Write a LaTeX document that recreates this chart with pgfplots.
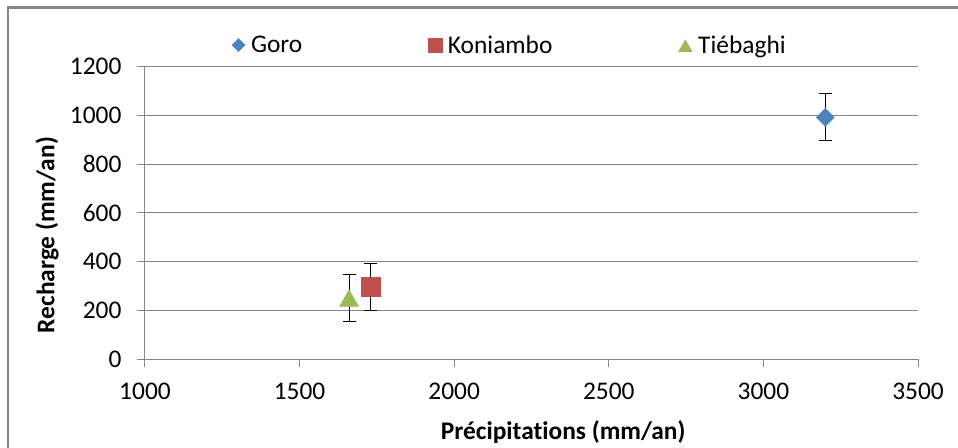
\documentclass[border=0pt]{standalone}
\usepackage{fontspec}
\setmainfont[Ligatures=CommonOff]{Carlito}
\usepackage{pgfplots}
\pgfplotsset{compat=1.18}

\definecolor{goro}{HTML}{4F81BD}
\definecolor{koni}{HTML}{C0504D}
\definecolor{tieb}{HTML}{9BBB59}
\definecolor{gridgray}{HTML}{868686}

\pgfplotsset{
  smallleg/.style={legend image code/.code={%
    \draw[##1,/tikz/every mark/.append style={scale=0.72}] plot coordinates {(0.2cm,0cm)};}},
  errs/.style={forget plot, only marks, mark=none,
    error bars/.cd, y dir=both, y explicit,
    error bar style={black, line width=1bp},
    error mark options={black, line width=1bp, mark size=6.5bp, rotate=90}},
}

\begin{document}
\begin{tikzpicture}
\useasboundingbox (-145bp,-89bp) rectangle (813bp,359bp);
\draw[gridgray, line width=2.2bp] (-137bp,-89bp) -- (-137bp,351.5bp) -- (813bp,351.5bp);
\begin{axis}[
  scale only axis,
  width=773bp, height=292.3bp,
  xmin=1000, xmax=3500, ymin=0, ymax=1200,
  xtick={1000,1500,...,3500},
  ytick={0,200,...,1200},
  axis x line*=bottom, axis y line*=left,
  axis line style={gridgray, line width=1bp, -},
  tick align=outside, major tick length=8bp,
  tick style={gridgray, line width=1bp},
  ymajorgrids, grid style={gridgray, line width=1bp},
  ticklabel style={font=\fontsize{25.5}{30}\selectfont},
  xticklabel style={yshift=-12bp},
  yticklabel style={xshift=-12bp},
  /pgf/number format/assume math mode=true,
  /pgf/number format/set thousands separator={},
  label style={font=\bfseries\fontsize{25.5}{30}\selectfont},
  xlabel={Précipitations (mm/an)},
  ylabel={Recharge (mm/an)},
  xlabel style={at={(rel axis cs:0.541,-0.2737)}, anchor=base},
  ylabel style={at={(rel axis cs:-0.1268,0.424)}, anchor=center},
  legend columns=3,
  legend style={draw=none, fill=none, at={(rel axis cs:0.472,1.074)}, anchor=center,
    font=\fontsize{25.5}{30}\selectfont,
    /tikz/every odd column/.append style={column sep=4bp},
    /tikz/every even column/.append style={column sep=124bp}},
]
% error bars first, so the markers sit on top
\addplot[errs] coordinates {(3200,992) +- (0,96)};
\addplot[errs] coordinates {(1730,295) +- (0,96)};
\addplot[errs] coordinates {(1660,250) +- (0,97)};

\addplot+[only marks, smallleg, mark=square*, mark size=6.4bp,
  mark options={rotate=45, fill=goro, draw=goro}]
  coordinates {(3200,992)};
\addlegendentry{Goro}
\addplot+[only marks, smallleg, mark=square*, mark size=9.5bp,
  mark options={fill=koni, draw=koni}]
  coordinates {(1730,295)};
\addlegendentry{Koniambo}
\addplot+[only marks, smallleg, mark=triangle*, mark size=11bp,
  mark options={fill=tieb, draw=tieb, yshift=-2.75bp}]
  coordinates {(1660,250)};
\addlegendentry{Tiébaghi}
\end{axis}
\end{tikzpicture}
\end{document}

Given task:
Repeat the listing in full and exactly. Leave any pictures out.

Result of this exercise:
Write a LaTeX document that recreates this chart with pgfplots.
\documentclass[border=0pt]{standalone}
\usepackage{fontspec}
\setmainfont[Ligatures=CommonOff]{Carlito}
\usepackage{pgfplots}
\pgfplotsset{compat=1.18}

\definecolor{goro}{HTML}{4F81BD}
\definecolor{koni}{HTML}{C0504D}
\definecolor{tieb}{HTML}{9BBB59}
\definecolor{gridgray}{HTML}{868686}

\pgfplotsset{
  smallleg/.style={legend image code/.code={%
    \draw[##1,/tikz/every mark/.append style={scale=0.72}] plot coordinates {(0.2cm,0cm)};}},
  errs/.style={forget plot, only marks, mark=none,
    error bars/.cd, y dir=both, y explicit,
    error bar style={black, line width=1bp},
    error mark options={black, line width=1bp, mark size=6.5bp, rotate=90}},
}

\begin{document}
\begin{tikzpicture}
\useasboundingbox (-145bp,-89bp) rectangle (813bp,359bp);
\draw[gridgray, line width=2.2bp] (-137bp,-89bp) -- (-137bp,351.5bp) -- (813bp,351.5bp);
\begin{axis}[
  scale only axis,
  width=773bp, height=292.3bp,
  xmin=1000, xmax=3500, ymin=0, ymax=1200,
  xtick={1000,1500,...,3500},
  ytick={0,200,...,1200},
  axis x line*=bottom, axis y line*=left,
  axis line style={gridgray, line width=1bp, -},
  tick align=outside, major tick length=8bp,
  tick style={gridgray, line width=1bp},
  ymajorgrids, grid style={gridgray, line width=1bp},
  ticklabel style={font=\fontsize{25.5}{30}\selectfont},
  xticklabel style={yshift=-12bp},
  yticklabel style={xshift=-12bp},
  /pgf/number format/assume math mode=true,
  /pgf/number format/set thousands separator={},
  label style={font=\bfseries\fontsize{25.5}{30}\selectfont},
  xlabel={Précipitations (mm/an)},
  ylabel={Recharge (mm/an)},
  xlabel style={at={(rel axis cs:0.541,-0.2737)}, anchor=base},
  ylabel style={at={(rel axis cs:-0.1268,0.424)}, anchor=center},
  legend columns=3,
  legend style={draw=none, fill=none, at={(rel axis cs:0.472,1.074)}, anchor=center,
    font=\fontsize{25.5}{30}\selectfont,
    /tikz/every odd column/.append style={column sep=4bp},
    /tikz/every even column/.append style={column sep=124bp}},
]
% error bars first, so the markers sit on top
\addplot[errs] coordinates {(3200,992) +- (0,96)};
\addplot[errs] coordinates {(1730,295) +- (0,96)};
\addplot[errs] coordinates {(1660,250) +- (0,97)};

\addplot+[only marks, smallleg, mark=square*, mark size=6.4bp,
  mark options={rotate=45, fill=goro, draw=goro}]
  coordinates {(3200,992)};
\addlegendentry{Goro}
\addplot+[only marks, smallleg, mark=square*, mark size=9.5bp,
  mark options={fill=koni, draw=koni}]
  coordinates {(1730,295)};
\addlegendentry{Koniambo}
\addplot+[only marks, smallleg, mark=triangle*, mark size=11bp,
  mark options={fill=tieb, draw=tieb, yshift=-2.75bp}]
  coordinates {(1660,250)};
\addlegendentry{Tiébaghi}
\end{axis}
\end{tikzpicture}
\end{document}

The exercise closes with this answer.